* Task prompt: Restate the full listing word for word and leave the pictures out.

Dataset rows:
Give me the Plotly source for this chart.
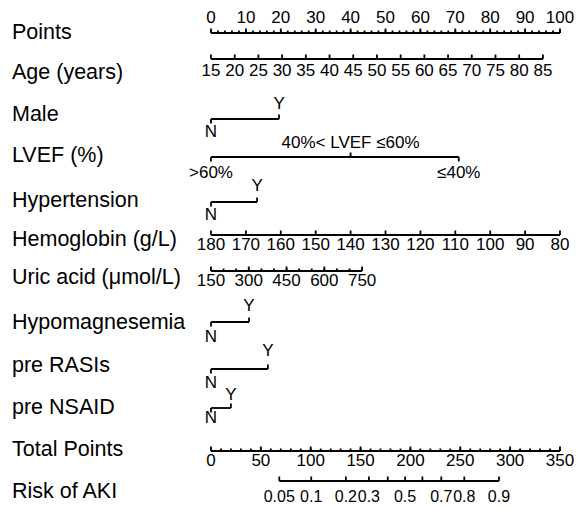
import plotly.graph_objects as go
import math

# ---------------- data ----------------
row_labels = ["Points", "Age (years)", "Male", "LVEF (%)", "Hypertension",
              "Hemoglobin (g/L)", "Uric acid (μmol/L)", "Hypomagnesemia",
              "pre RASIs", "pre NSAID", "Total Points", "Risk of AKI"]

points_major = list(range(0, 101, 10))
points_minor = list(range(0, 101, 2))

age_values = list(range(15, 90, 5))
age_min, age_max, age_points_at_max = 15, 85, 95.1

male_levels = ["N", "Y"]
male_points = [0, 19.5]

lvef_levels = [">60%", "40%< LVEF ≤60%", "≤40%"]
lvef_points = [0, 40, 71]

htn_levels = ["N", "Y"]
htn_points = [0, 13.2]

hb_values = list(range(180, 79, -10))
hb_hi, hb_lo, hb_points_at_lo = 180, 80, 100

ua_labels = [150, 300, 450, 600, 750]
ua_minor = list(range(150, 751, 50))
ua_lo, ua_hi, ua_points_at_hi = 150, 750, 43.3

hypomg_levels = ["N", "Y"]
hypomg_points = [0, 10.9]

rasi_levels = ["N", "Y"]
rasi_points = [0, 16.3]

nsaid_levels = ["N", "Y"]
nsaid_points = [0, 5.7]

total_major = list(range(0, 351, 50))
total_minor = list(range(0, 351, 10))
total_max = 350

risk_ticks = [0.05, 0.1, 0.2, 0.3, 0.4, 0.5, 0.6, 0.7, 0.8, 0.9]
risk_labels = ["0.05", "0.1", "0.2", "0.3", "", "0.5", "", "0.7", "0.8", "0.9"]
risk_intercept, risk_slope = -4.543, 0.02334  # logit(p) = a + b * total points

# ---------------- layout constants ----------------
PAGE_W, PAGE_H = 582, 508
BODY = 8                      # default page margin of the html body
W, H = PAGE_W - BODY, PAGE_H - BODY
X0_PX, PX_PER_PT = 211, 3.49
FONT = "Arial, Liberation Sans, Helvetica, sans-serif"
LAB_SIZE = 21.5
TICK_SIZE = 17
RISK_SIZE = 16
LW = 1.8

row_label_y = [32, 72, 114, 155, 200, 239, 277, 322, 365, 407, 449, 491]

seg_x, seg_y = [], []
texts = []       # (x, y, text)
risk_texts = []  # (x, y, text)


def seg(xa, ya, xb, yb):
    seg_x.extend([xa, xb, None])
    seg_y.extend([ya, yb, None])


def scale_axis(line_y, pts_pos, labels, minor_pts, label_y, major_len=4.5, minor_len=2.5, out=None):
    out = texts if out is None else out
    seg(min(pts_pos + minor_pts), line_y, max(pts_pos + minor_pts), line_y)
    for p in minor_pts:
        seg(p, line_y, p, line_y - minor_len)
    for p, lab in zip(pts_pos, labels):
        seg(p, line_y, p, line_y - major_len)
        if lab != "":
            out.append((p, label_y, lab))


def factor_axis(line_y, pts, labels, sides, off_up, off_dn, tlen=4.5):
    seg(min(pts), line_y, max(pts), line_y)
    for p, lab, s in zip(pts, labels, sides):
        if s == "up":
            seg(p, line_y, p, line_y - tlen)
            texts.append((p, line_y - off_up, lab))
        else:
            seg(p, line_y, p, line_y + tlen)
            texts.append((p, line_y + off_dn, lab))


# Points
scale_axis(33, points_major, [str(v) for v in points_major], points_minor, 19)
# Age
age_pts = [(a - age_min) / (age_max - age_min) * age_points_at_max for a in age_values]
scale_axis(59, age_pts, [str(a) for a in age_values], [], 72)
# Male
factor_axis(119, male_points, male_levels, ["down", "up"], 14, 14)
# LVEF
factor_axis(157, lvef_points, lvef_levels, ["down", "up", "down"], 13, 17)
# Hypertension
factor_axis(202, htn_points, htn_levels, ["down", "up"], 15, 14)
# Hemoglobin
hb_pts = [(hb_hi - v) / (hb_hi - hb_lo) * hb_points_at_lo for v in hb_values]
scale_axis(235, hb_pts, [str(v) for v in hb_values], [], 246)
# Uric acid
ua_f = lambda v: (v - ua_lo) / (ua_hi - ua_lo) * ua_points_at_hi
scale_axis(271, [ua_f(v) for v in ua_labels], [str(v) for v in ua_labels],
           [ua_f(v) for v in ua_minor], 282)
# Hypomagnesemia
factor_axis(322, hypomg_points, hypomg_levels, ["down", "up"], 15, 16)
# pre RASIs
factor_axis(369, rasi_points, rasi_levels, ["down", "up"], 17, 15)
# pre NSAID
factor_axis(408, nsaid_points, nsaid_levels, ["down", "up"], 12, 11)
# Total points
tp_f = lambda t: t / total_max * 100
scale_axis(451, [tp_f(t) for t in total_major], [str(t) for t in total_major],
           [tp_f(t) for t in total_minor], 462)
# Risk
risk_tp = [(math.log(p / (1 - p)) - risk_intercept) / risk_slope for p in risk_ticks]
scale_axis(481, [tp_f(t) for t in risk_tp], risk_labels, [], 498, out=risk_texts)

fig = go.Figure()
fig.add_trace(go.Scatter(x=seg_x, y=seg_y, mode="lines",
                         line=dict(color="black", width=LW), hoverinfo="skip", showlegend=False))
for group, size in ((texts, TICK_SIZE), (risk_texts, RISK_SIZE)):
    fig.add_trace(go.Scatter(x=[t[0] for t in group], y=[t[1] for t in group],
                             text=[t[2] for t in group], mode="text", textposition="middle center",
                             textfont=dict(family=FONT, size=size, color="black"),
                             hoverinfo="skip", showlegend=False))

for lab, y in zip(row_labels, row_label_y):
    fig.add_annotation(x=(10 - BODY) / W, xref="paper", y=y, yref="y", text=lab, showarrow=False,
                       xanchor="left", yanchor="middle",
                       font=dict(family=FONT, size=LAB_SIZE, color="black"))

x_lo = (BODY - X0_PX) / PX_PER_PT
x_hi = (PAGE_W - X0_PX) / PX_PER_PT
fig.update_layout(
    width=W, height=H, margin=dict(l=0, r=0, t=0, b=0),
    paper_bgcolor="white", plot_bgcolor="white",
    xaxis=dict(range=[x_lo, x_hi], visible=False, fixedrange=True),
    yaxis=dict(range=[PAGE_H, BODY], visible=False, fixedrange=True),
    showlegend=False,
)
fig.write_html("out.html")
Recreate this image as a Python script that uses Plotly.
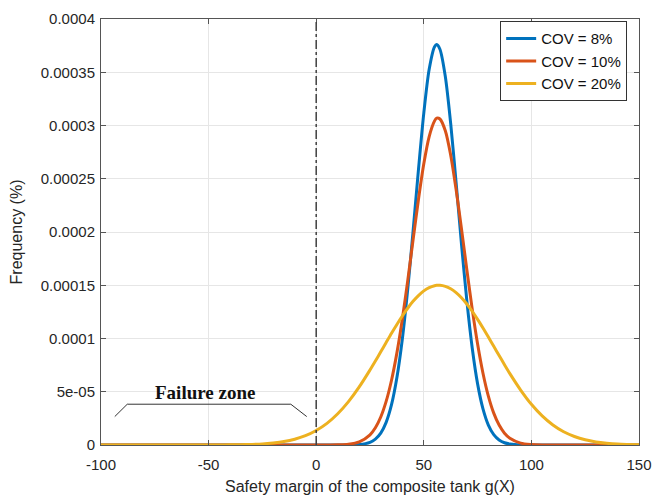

* Exercise response:
Give me the Plotly source for this chart.
import plotly.graph_objects as go
import math

# ---------------- data ----------------
row_labels = ["Points", "Age (years)", "Male", "LVEF (%)", "Hypertension",
              "Hemoglobin (g/L)", "Uric acid (μmol/L)", "Hypomagnesemia",
              "pre RASIs", "pre NSAID", "Total Points", "Risk of AKI"]

points_major = list(range(0, 101, 10))
points_minor = list(range(0, 101, 2))

age_values = list(range(15, 90, 5))
age_min, age_max, age_points_at_max = 15, 85, 95.1

male_levels = ["N", "Y"]
male_points = [0, 19.5]

lvef_levels = [">60%", "40%< LVEF ≤60%", "≤40%"]
lvef_points = [0, 40, 71]

htn_levels = ["N", "Y"]
htn_points = [0, 13.2]

hb_values = list(range(180, 79, -10))
hb_hi, hb_lo, hb_points_at_lo = 180, 80, 100

ua_labels = [150, 300, 450, 600, 750]
ua_minor = list(range(150, 751, 50))
ua_lo, ua_hi, ua_points_at_hi = 150, 750, 43.3

hypomg_levels = ["N", "Y"]
hypomg_points = [0, 10.9]

rasi_levels = ["N", "Y"]
rasi_points = [0, 16.3]

nsaid_levels = ["N", "Y"]
nsaid_points = [0, 5.7]

total_major = list(range(0, 351, 50))
total_minor = list(range(0, 351, 10))
total_max = 350

risk_ticks = [0.05, 0.1, 0.2, 0.3, 0.4, 0.5, 0.6, 0.7, 0.8, 0.9]
risk_labels = ["0.05", "0.1", "0.2", "0.3", "", "0.5", "", "0.7", "0.8", "0.9"]
risk_intercept, risk_slope = -4.543, 0.02334  # logit(p) = a + b * total points

# ---------------- layout constants ----------------
PAGE_W, PAGE_H = 582, 508
BODY = 8                      # default page margin of the html body
W, H = PAGE_W - BODY, PAGE_H - BODY
X0_PX, PX_PER_PT = 211, 3.49
FONT = "Arial, Liberation Sans, Helvetica, sans-serif"
LAB_SIZE = 21.5
TICK_SIZE = 17
RISK_SIZE = 16
LW = 1.8

row_label_y = [32, 72, 114, 155, 200, 239, 277, 322, 365, 407, 449, 491]

seg_x, seg_y = [], []
texts = []       # (x, y, text)
risk_texts = []  # (x, y, text)


def seg(xa, ya, xb, yb):
    seg_x.extend([xa, xb, None])
    seg_y.extend([ya, yb, None])


def scale_axis(line_y, pts_pos, labels, minor_pts, label_y, major_len=4.5, minor_len=2.5, out=None):
    out = texts if out is None else out
    seg(min(pts_pos + minor_pts), line_y, max(pts_pos + minor_pts), line_y)
    for p in minor_pts:
        seg(p, line_y, p, line_y - minor_len)
    for p, lab in zip(pts_pos, labels):
        seg(p, line_y, p, line_y - major_len)
        if lab != "":
            out.append((p, label_y, lab))


def factor_axis(line_y, pts, labels, sides, off_up, off_dn, tlen=4.5):
    seg(min(pts), line_y, max(pts), line_y)
    for p, lab, s in zip(pts, labels, sides):
        if s == "up":
            seg(p, line_y, p, line_y - tlen)
            texts.append((p, line_y - off_up, lab))
        else:
            seg(p, line_y, p, line_y + tlen)
            texts.append((p, line_y + off_dn, lab))


# Points
scale_axis(33, points_major, [str(v) for v in points_major], points_minor, 19)
# Age
age_pts = [(a - age_min) / (age_max - age_min) * age_points_at_max for a in age_values]
scale_axis(59, age_pts, [str(a) for a in age_values], [], 72)
# Male
factor_axis(119, male_points, male_levels, ["down", "up"], 14, 14)
# LVEF
factor_axis(157, lvef_points, lvef_levels, ["down", "up", "down"], 13, 17)
# Hypertension
factor_axis(202, htn_points, htn_levels, ["down", "up"], 15, 14)
# Hemoglobin
hb_pts = [(hb_hi - v) / (hb_hi - hb_lo) * hb_points_at_lo for v in hb_values]
scale_axis(235, hb_pts, [str(v) for v in hb_values], [], 246)
# Uric acid
ua_f = lambda v: (v - ua_lo) / (ua_hi - ua_lo) * ua_points_at_hi
scale_axis(271, [ua_f(v) for v in ua_labels], [str(v) for v in ua_labels],
           [ua_f(v) for v in ua_minor], 282)
# Hypomagnesemia
factor_axis(322, hypomg_points, hypomg_levels, ["down", "up"], 15, 16)
# pre RASIs
factor_axis(369, rasi_points, rasi_levels, ["down", "up"], 17, 15)
# pre NSAID
factor_axis(408, nsaid_points, nsaid_levels, ["down", "up"], 12, 11)
# Total points
tp_f = lambda t: t / total_max * 100
scale_axis(451, [tp_f(t) for t in total_major], [str(t) for t in total_major],
           [tp_f(t) for t in total_minor], 462)
# Risk
risk_tp = [(math.log(p / (1 - p)) - risk_intercept) / risk_slope for p in risk_ticks]
scale_axis(481, [tp_f(t) for t in risk_tp], risk_labels, [], 498, out=risk_texts)

fig = go.Figure()
fig.add_trace(go.Scatter(x=seg_x, y=seg_y, mode="lines",
                         line=dict(color="black", width=LW), hoverinfo="skip", showlegend=False))
for group, size in ((texts, TICK_SIZE), (risk_texts, RISK_SIZE)):
    fig.add_trace(go.Scatter(x=[t[0] for t in group], y=[t[1] for t in group],
                             text=[t[2] for t in group], mode="text", textposition="middle center",
                             textfont=dict(family=FONT, size=size, color="black"),
                             hoverinfo="skip", showlegend=False))

for lab, y in zip(row_labels, row_label_y):
    fig.add_annotation(x=(10 - BODY) / W, xref="paper", y=y, yref="y", text=lab, showarrow=False,
                       xanchor="left", yanchor="middle",
                       font=dict(family=FONT, size=LAB_SIZE, color="black"))

x_lo = (BODY - X0_PX) / PX_PER_PT
x_hi = (PAGE_W - X0_PX) / PX_PER_PT
fig.update_layout(
    width=W, height=H, margin=dict(l=0, r=0, t=0, b=0),
    paper_bgcolor="white", plot_bgcolor="white",
    xaxis=dict(range=[x_lo, x_hi], visible=False, fixedrange=True),
    yaxis=dict(range=[PAGE_H, BODY], visible=False, fixedrange=True),
    showlegend=False,
)
fig.write_html("out.html")
Recreate this image as a Python script that uses Plotly.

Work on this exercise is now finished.